Transformar em mesquita a Hagia Sophia (Sagrada Sabedoria, em grego), patrimônio mundial e símbolo até hoje da Turquia secular, é a medida mais radical já tomada pelo presidente turco Recep Tayyp Erdogan em seu afã de islamizar o país.
Esse processo começou em 2003, quando o Partido da Justiça e do Desenvolvimento (AKP) chegou ao poder e foi acelerado desde a tentativa de golpe de 2016, na qual Erdogan se aproveitou de uma ameaça que até hoje se discute se foi real ou inventada para endurecer o regime - para muitos, o ato número 1 de uma ditadura no país.

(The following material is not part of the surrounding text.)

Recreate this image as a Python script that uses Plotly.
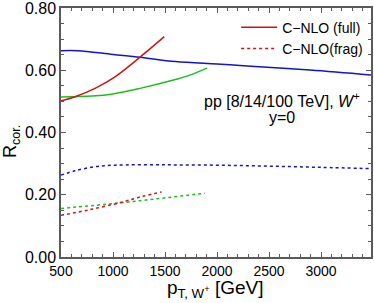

Sua tentativa de impor uma agenda islâmica na sociedade turca vem em forma de pacotes que, de tempos em tempos, destroem as instituições democráticas e o secularismo. Em 2017, ele derrubou o veto ao véu islâmico em órgãos públicos e escolas. Antes, o país aprovou uma lei que restringe o comércio de bebidas alcoólicas. No mesmo ano, o casamento civil deixou de ser o único legal no país, com a aprovação de uma lei que dá igual reconhecimento a cerimônias religiosas.
A primeira vez em que estive na Turquia, em 2006, percebia-se uma sociedade a poucos passos de ingressar na União Europeia (UE) e muito mais ocidentalizada do que hoje. Voltei 10 anos depois, a caminho do Iraque e no retorno de Bagdá, às vésperas da quartelada de 2016. Nessa nova viagem, já eram perceptíveis retrocessos. Colegas jornalistas turcos comentavam que mulheres começavam a evitar usar roupas curtas nas ruas para não serem importunadas. Invariavelmente, casais que se beijavam em público eram advertidos, mesmo em locais turísticos como a Praça Sultanahmet, entre a Hagia Sophia e a Mesquita Azul, dois dos lugares mais lindos que meus olhos já viram.
Mas o que está por trás dessa medida de Erdogan? A Turquia, antes de ser um Estado tal qual o conhecemos, fazia parte do Império Otomano, que ruiu após o fim da Primeira Guerra Mundial. Mustafa Kemal Atatürk erigiu em 1923 a Turquia moderna a partir das cinzas da teocracia otomana: submeteu a religião ao Estado e limpou todos vestígios islâmicos das forças armadas. O objetivo consistia em modernizar o país e conceder aos turcos uma identidade nacional em detrimento da influência árabe.
Hagia Sophia é símbolo de uma cidade que, pela localização e história, encarna as disputas milenares entre Ocidente e Oriente. Istambul é a antiga Constantinopla (antiga capital do Império Romano do Oriente, Bizantino), que mudou de mãos em vários momentos, até ser dominada pelos turcos otomanos em 1493. A cada novo comando, Hagia Sophia se tornava sagrada para a religião no poder - basílica bizantina, mesquita (islâmica) e, sob o comando do secular Atatürk (que significa "Pai dos Turcos"), museu, desde 1934. Aliás, uma das representações mais interessantes no interior do prédio é poder ver símbolos do Islã e do cristianismo lado a lado.
Ao entregar o prédio aos muçulmanos de novo, Erdogan atende a uma vocação ultranacionalista, que traz embutida uma antiga aura do Império Otomano e agrada a sua base eleitoral. Prova disso foi o próprio discurso do Sultão, como é conhecido, no qual assinou o decreto e fez referência à tomada de Constantinopla, há 527 anos atrás. Também atende a uma porção da população conservadora do eleitorado, do qual o AKP, seu partido, é cada vez mais dependente, principalmente depois de derrotas recentes em eleições para as prefeituras de Istambul e da capital, Ancara. Além de Hagia Sophia, outras três basílicas-museus bizantinos - foram transformadas em mesquita nos 17 anos em que ele está no poder, unindo-se os períodos como premier e presidente. Por fim, a Turquia se afasta do Ocidente e caminha a passos largos rumo à islamização da sociedade.